» **Challenge**: List every line below containing "chart".

» **Dataset excerpt**:
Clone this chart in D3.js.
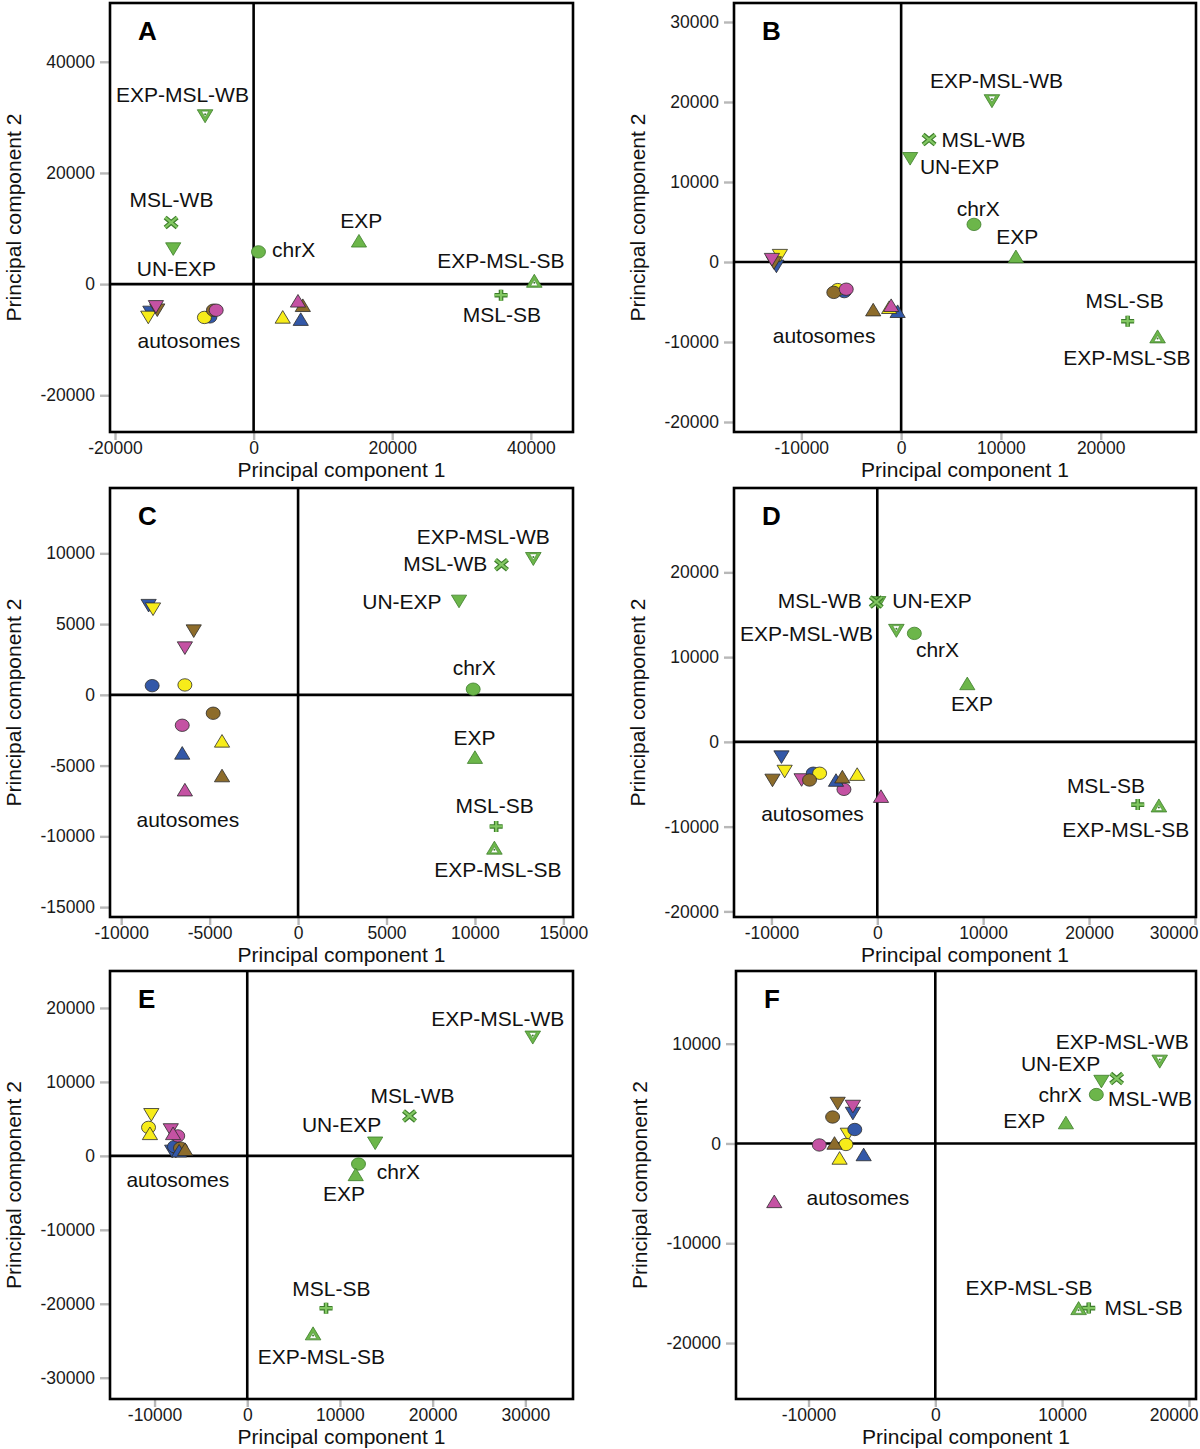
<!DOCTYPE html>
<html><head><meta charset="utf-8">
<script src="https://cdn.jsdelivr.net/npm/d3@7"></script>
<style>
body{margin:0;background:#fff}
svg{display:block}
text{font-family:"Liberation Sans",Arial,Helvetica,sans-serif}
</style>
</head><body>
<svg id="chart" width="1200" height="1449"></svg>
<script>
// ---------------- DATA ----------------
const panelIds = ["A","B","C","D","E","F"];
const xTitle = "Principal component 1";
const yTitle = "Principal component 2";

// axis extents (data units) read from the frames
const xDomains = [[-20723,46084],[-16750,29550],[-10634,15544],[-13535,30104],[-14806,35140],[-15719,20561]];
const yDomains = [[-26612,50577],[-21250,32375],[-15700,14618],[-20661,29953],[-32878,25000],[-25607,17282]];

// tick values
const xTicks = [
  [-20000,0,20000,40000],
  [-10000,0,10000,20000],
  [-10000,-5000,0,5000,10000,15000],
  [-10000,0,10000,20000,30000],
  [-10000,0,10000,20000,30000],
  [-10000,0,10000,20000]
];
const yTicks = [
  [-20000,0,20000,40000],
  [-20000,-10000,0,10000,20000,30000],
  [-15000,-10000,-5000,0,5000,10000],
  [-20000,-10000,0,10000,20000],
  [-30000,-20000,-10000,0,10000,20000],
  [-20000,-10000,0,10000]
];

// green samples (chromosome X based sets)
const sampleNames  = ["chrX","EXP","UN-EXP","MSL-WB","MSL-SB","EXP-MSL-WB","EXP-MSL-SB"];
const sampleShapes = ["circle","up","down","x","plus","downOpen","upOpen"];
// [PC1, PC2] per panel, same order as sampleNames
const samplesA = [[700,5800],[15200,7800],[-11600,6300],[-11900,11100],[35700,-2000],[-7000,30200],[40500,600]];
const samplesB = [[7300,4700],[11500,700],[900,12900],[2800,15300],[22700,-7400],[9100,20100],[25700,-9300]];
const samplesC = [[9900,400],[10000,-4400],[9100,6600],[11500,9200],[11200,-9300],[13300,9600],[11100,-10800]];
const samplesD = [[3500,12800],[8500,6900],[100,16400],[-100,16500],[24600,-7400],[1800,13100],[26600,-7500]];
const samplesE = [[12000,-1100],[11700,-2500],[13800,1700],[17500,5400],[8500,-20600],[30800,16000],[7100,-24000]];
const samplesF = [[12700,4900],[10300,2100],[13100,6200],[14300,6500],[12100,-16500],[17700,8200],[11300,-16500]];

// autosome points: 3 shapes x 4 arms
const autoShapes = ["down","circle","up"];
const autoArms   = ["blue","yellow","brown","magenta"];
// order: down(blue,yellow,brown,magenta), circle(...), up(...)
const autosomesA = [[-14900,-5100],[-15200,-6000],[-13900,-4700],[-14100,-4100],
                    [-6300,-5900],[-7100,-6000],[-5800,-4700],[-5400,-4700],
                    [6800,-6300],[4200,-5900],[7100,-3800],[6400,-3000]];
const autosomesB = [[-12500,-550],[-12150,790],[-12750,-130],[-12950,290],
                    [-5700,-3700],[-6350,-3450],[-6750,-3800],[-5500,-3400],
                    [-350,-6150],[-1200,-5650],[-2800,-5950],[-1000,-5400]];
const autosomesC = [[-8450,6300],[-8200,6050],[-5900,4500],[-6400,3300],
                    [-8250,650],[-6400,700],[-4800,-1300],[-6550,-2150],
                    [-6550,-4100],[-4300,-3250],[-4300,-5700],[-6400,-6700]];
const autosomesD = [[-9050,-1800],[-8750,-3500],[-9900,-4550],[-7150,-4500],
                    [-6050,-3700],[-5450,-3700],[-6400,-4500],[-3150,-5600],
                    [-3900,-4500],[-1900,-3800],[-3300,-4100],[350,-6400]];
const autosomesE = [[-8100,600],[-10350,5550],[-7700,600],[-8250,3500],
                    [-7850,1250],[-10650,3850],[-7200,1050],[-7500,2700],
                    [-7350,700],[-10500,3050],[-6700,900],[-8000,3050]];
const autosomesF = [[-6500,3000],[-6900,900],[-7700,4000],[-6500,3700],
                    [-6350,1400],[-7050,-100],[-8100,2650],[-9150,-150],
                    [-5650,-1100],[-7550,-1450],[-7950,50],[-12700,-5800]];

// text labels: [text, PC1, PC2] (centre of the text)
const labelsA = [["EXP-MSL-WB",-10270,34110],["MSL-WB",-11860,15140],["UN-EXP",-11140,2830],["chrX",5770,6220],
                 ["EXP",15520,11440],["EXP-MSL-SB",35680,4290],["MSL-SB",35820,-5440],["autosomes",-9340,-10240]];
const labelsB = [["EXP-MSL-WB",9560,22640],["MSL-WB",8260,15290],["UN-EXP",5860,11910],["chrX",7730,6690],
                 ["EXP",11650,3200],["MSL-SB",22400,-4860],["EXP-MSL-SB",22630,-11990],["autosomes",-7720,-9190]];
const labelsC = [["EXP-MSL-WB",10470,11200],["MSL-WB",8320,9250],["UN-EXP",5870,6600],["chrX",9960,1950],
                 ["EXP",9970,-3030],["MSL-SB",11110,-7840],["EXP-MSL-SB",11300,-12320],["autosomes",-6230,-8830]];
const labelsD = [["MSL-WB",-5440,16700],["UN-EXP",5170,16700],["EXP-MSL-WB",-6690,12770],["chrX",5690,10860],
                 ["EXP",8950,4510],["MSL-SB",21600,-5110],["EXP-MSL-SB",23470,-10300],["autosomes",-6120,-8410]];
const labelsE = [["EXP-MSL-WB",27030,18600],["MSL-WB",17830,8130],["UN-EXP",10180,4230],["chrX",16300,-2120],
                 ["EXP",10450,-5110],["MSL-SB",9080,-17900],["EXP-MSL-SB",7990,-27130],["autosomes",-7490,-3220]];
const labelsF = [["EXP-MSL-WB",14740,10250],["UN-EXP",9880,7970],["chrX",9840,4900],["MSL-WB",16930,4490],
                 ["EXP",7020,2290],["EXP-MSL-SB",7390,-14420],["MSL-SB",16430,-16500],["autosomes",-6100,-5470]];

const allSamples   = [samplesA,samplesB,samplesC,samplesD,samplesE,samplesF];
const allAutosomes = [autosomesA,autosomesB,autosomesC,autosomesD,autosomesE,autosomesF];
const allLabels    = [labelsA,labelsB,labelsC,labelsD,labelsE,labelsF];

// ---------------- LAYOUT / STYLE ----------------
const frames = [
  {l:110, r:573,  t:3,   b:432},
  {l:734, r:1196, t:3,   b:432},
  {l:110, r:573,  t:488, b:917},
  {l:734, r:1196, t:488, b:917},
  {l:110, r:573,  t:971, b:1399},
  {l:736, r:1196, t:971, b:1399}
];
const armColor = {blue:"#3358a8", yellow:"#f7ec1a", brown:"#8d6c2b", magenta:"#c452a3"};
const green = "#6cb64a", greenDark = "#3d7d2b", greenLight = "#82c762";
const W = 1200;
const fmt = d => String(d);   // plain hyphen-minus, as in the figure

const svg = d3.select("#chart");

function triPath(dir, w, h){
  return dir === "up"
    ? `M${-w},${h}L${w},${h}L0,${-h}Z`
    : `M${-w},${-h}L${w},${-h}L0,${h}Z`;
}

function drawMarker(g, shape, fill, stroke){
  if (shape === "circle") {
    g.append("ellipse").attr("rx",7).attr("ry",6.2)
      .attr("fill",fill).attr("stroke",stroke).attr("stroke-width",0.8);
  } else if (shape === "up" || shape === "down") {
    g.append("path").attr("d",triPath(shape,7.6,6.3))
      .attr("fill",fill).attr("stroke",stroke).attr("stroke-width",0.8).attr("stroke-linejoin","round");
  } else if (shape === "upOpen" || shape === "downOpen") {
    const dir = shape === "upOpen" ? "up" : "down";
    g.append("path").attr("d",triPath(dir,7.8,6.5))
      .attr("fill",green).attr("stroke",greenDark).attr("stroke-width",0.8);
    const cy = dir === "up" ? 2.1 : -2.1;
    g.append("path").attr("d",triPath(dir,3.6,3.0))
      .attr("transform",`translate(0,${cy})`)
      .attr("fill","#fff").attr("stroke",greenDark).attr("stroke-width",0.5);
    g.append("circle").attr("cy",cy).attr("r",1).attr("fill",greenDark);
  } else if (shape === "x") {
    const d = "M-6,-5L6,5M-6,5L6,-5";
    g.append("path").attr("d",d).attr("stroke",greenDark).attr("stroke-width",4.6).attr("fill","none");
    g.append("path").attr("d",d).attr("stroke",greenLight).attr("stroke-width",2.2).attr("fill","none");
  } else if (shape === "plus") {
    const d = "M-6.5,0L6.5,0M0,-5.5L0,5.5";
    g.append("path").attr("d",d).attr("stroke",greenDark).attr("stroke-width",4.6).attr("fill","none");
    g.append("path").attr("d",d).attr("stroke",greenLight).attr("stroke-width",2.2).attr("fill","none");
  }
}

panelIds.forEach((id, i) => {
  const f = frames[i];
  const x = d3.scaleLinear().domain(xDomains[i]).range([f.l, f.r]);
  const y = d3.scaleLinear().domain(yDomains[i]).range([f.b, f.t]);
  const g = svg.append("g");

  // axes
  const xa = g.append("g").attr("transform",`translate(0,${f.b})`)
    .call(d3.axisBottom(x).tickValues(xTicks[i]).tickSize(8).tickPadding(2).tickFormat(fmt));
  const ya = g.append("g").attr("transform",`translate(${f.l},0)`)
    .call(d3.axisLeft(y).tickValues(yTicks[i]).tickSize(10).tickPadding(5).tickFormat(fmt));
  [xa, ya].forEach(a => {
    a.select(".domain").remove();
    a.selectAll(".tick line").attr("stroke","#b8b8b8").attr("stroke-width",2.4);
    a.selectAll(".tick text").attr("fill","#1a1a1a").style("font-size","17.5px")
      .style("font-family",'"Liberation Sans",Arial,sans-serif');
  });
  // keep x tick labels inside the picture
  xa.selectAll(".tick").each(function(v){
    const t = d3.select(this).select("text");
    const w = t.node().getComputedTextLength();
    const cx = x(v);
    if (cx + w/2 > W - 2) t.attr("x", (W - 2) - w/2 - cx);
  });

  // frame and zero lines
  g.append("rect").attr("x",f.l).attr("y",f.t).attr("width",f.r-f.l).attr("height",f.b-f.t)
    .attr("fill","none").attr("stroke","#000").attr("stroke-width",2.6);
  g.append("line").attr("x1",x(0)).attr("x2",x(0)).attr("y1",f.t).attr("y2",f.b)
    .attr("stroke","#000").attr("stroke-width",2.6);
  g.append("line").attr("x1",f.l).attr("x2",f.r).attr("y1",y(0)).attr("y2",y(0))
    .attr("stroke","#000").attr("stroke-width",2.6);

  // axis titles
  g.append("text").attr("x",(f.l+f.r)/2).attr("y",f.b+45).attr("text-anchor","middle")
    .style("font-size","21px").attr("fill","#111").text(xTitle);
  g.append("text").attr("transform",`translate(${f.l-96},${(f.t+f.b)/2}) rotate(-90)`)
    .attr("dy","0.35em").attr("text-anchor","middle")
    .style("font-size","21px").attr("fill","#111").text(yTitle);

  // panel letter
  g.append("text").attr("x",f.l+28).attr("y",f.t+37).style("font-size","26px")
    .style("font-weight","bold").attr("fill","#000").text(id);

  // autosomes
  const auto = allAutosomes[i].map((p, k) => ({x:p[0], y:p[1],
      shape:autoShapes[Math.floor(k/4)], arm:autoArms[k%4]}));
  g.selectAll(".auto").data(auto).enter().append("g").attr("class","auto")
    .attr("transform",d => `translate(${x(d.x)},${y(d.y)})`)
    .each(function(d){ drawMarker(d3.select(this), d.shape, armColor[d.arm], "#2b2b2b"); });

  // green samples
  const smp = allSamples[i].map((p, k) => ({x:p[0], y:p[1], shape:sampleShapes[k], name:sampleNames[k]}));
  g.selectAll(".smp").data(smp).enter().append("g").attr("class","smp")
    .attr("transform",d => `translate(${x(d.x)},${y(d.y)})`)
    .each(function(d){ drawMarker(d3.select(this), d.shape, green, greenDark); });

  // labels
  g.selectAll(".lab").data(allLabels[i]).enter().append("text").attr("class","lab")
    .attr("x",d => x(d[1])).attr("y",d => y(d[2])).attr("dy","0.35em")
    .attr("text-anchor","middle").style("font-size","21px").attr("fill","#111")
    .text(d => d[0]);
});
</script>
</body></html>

» **Result of the exercise**:
Clone this chart in D3.js.
<svg id="chart" width="1200" height="1449"></svg>
const svg = d3.select("#chart");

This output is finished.